┏━━

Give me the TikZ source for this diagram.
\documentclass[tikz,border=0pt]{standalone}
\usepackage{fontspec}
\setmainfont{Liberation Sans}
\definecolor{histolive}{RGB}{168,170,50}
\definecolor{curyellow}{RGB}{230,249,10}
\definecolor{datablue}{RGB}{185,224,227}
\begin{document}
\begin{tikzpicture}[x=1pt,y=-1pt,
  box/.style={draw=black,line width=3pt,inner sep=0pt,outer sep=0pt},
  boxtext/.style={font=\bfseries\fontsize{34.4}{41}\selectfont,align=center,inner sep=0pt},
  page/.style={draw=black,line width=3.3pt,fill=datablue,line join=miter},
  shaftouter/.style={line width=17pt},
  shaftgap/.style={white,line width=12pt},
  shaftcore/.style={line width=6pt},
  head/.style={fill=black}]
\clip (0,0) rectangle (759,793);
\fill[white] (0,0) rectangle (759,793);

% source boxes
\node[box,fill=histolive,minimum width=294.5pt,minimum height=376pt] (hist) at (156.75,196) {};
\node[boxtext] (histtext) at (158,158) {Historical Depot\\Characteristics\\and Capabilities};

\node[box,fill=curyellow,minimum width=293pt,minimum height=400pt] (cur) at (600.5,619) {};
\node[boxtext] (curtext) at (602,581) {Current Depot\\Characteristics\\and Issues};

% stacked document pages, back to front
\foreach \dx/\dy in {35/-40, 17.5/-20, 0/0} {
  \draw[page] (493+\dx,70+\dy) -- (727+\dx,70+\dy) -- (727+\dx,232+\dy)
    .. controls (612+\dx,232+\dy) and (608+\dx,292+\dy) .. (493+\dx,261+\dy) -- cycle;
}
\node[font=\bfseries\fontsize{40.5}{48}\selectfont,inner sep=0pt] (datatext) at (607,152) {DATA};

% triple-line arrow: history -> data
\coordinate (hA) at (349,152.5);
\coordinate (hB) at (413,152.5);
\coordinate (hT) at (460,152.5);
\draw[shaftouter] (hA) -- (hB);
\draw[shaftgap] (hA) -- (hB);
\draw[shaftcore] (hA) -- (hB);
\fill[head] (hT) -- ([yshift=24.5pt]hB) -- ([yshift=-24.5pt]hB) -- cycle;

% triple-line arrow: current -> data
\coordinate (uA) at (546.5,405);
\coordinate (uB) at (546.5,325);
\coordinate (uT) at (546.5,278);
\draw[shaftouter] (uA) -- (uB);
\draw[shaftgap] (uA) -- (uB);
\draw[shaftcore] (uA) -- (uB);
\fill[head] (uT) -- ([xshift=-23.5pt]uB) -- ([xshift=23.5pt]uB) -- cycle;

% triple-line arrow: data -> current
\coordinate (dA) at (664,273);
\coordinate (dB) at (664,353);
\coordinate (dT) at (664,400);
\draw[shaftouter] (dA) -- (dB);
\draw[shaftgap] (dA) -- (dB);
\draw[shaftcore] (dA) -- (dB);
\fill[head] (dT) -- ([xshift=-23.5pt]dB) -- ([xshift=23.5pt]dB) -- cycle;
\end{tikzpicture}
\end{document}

┗━━

**Task:** The data above must be returned in full, exactly as written.

**Right answer:**
Give me the TikZ source for this diagram.
\documentclass[tikz,border=0pt]{standalone}
\usepackage{fontspec}
\setmainfont{Liberation Sans}
\definecolor{histolive}{RGB}{168,170,50}
\definecolor{curyellow}{RGB}{230,249,10}
\definecolor{datablue}{RGB}{185,224,227}
\begin{document}
\begin{tikzpicture}[x=1pt,y=-1pt,
  box/.style={draw=black,line width=3pt,inner sep=0pt,outer sep=0pt},
  boxtext/.style={font=\bfseries\fontsize{34.4}{41}\selectfont,align=center,inner sep=0pt},
  page/.style={draw=black,line width=3.3pt,fill=datablue,line join=miter},
  shaftouter/.style={line width=17pt},
  shaftgap/.style={white,line width=12pt},
  shaftcore/.style={line width=6pt},
  head/.style={fill=black}]
\clip (0,0) rectangle (759,793);
\fill[white] (0,0) rectangle (759,793);

% source boxes
\node[box,fill=histolive,minimum width=294.5pt,minimum height=376pt] (hist) at (156.75,196) {};
\node[boxtext] (histtext) at (158,158) {Historical Depot\\Characteristics\\and Capabilities};

\node[box,fill=curyellow,minimum width=293pt,minimum height=400pt] (cur) at (600.5,619) {};
\node[boxtext] (curtext) at (602,581) {Current Depot\\Characteristics\\and Issues};

% stacked document pages, back to front
\foreach \dx/\dy in {35/-40, 17.5/-20, 0/0} {
  \draw[page] (493+\dx,70+\dy) -- (727+\dx,70+\dy) -- (727+\dx,232+\dy)
    .. controls (612+\dx,232+\dy) and (608+\dx,292+\dy) .. (493+\dx,261+\dy) -- cycle;
}
\node[font=\bfseries\fontsize{40.5}{48}\selectfont,inner sep=0pt] (datatext) at (607,152) {DATA};

% triple-line arrow: history -> data
\coordinate (hA) at (349,152.5);
\coordinate (hB) at (413,152.5);
\coordinate (hT) at (460,152.5);
\draw[shaftouter] (hA) -- (hB);
\draw[shaftgap] (hA) -- (hB);
\draw[shaftcore] (hA) -- (hB);
\fill[head] (hT) -- ([yshift=24.5pt]hB) -- ([yshift=-24.5pt]hB) -- cycle;

% triple-line arrow: current -> data
\coordinate (uA) at (546.5,405);
\coordinate (uB) at (546.5,325);
\coordinate (uT) at (546.5,278);
\draw[shaftouter] (uA) -- (uB);
\draw[shaftgap] (uA) -- (uB);
\draw[shaftcore] (uA) -- (uB);
\fill[head] (uT) -- ([xshift=-23.5pt]uB) -- ([xshift=23.5pt]uB) -- cycle;

% triple-line arrow: data -> current
\coordinate (dA) at (664,273);
\coordinate (dB) at (664,353);
\coordinate (dT) at (664,400);
\draw[shaftouter] (dA) -- (dB);
\draw[shaftgap] (dA) -- (dB);
\draw[shaftcore] (dA) -- (dB);
\fill[head] (dT) -- ([xshift=-23.5pt]dB) -- ([xshift=23.5pt]dB) -- cycle;
\end{tikzpicture}
\end{document}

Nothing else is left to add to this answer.